Les facultés même physiques de Hændel étaient en rapport avec son génie. La force de ses doigts avait fini par creuser comme des cuillers les touches de son clavecin. Quand il criait : Chorus ! les choristes et les murailles en tremblaient. Sans compter que les solistes ne devaient pas être beaucoup plus rassurés, depuis le jour où le colosse en fureur avait failli jeter une cantatrice, la Cuzzoni, par la fenêtre. Un soir, au restaurant, il commande à dîner pour trois ; on tarde à le servir, il se fâche, et, comme on lui répond : « Nous attendons que votre compagnie soit arrivée. — Alors, servez prestissimo, c’est moi qui suis la compagnie. »

Longue et souvent difficile, sa carrière fui toujours en quelque sorte ouverte ou publique. « Ami, cache ta vie et répands ton esprit. » De ces deux préceptes, Hændel n’a suivi que le dernier.
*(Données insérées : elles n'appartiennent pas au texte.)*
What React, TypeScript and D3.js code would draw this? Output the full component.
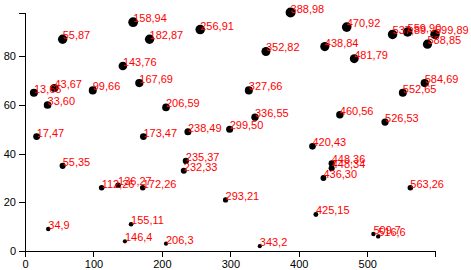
import React, { useEffect, useRef } from "react";
import * as d3 from "d3";

const xValues = [13, 43, 55, 33, 99, 143, 158, 182, 167, 256, 206, 388, 352, 327, 336, 299, 238, 173, 17, 470, 438, 481, 537, 559, 599, 588, 584, 552, 460, 526, 420, 448, 448, 436, 563, 425, 509, 516, 55, 112, 136, 172, 235, 232, 293, 155, 146, 34, 206, 343];
const yValues = [65, 67, 87, 60, 66, 76, 94, 87, 69, 91, 59, 98, 82, 66, 55, 50, 49, 47, 47, 92, 84, 79, 89, 90, 89, 85, 69, 65, 56, 53, 43, 36, 34, 30, 26, 15, 7, 6, 35, 26, 27, 26, 37, 33, 21, 11, 4, 9, 3, 2];
const xTicks = [0, 100, 200, 300, 400, 500];
const yTicks = [0, 20, 40, 60, 80];

const W = 471;
const H = 270;

export default function App() {
  const xRef = useRef<SVGGElement>(null);
  const yRef = useRef<SVGGElement>(null);
  const data = xValues.map((x, i) => [x, yValues[i]] as [number, number]);
  const xMax = d3.max(xValues) as number;
  const yMax = d3.max(yValues) as number;
  const x = d3.scaleLinear().domain([0, xMax]).range([25, 435]);
  const y = d3.scaleLinear().domain([0, yMax]).range([251, 12.5]);
  const r = d3.scaleLinear().domain([0, yMax]).range([2, 5]);

  useEffect(() => {
    if (xRef.current) {
      const g = d3.select(xRef.current);
      g.call(d3.axisBottom(x).tickValues(xTicks) as any);
      g.attr("font-size", 11).attr("font-family", "Liberation Sans, Arial, sans-serif");
      g.selectAll("path,line").attr("shape-rendering", "crispEdges");
    }
    if (yRef.current) {
      const g = d3.select(yRef.current);
      g.call(d3.axisLeft(y).tickValues(yTicks) as any);
      g.attr("font-size", 11).attr("font-family", "Liberation Sans, Arial, sans-serif");
      g.selectAll("path,line").attr("shape-rendering", "crispEdges");
    }
  });

  return (
    <svg width={W} height={H} style={{ position: "absolute", left: 0, top: 0, background: "#fff" }}>
      {data.map((d, i) => (
        <circle key={"c" + i} cx={x(d[0])} cy={y(d[1])} r={r(d[1])} fill="black" />
      ))}
      {data.map((d, i) => (
        <text
          key={"t" + i}
          x={x(d[0])}
          y={y(d[1])}
          fill="red"
          fontSize={11}
          fontFamily="Liberation Sans, Arial, sans-serif"
        >
          {d[0] + "," + d[1]}
        </text>
      ))}
      <g ref={xRef} transform={`translate(0,${y(0)})`} />
      <g ref={yRef} transform={`translate(${x(0)},0)`} />
    </svg>
  );
}
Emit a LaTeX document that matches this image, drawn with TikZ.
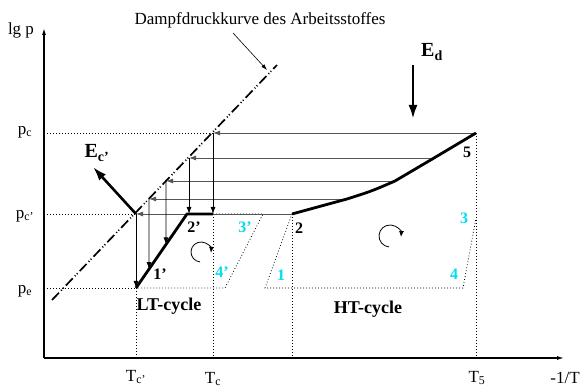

Compositeur officiel et directeur des concerts de la Cour ; infatigable fournisseur de Te Deum, d’antiennes funèbres et nuptiales, de symphonies et de sérénades pour accompagner des feux d’artifice ou des promenades sur l’eau (fireworks and water music) ; l’idole de l’aristocratie anglaise quand il n’en était

  1. Cité par M. David (G.-F. Hændel).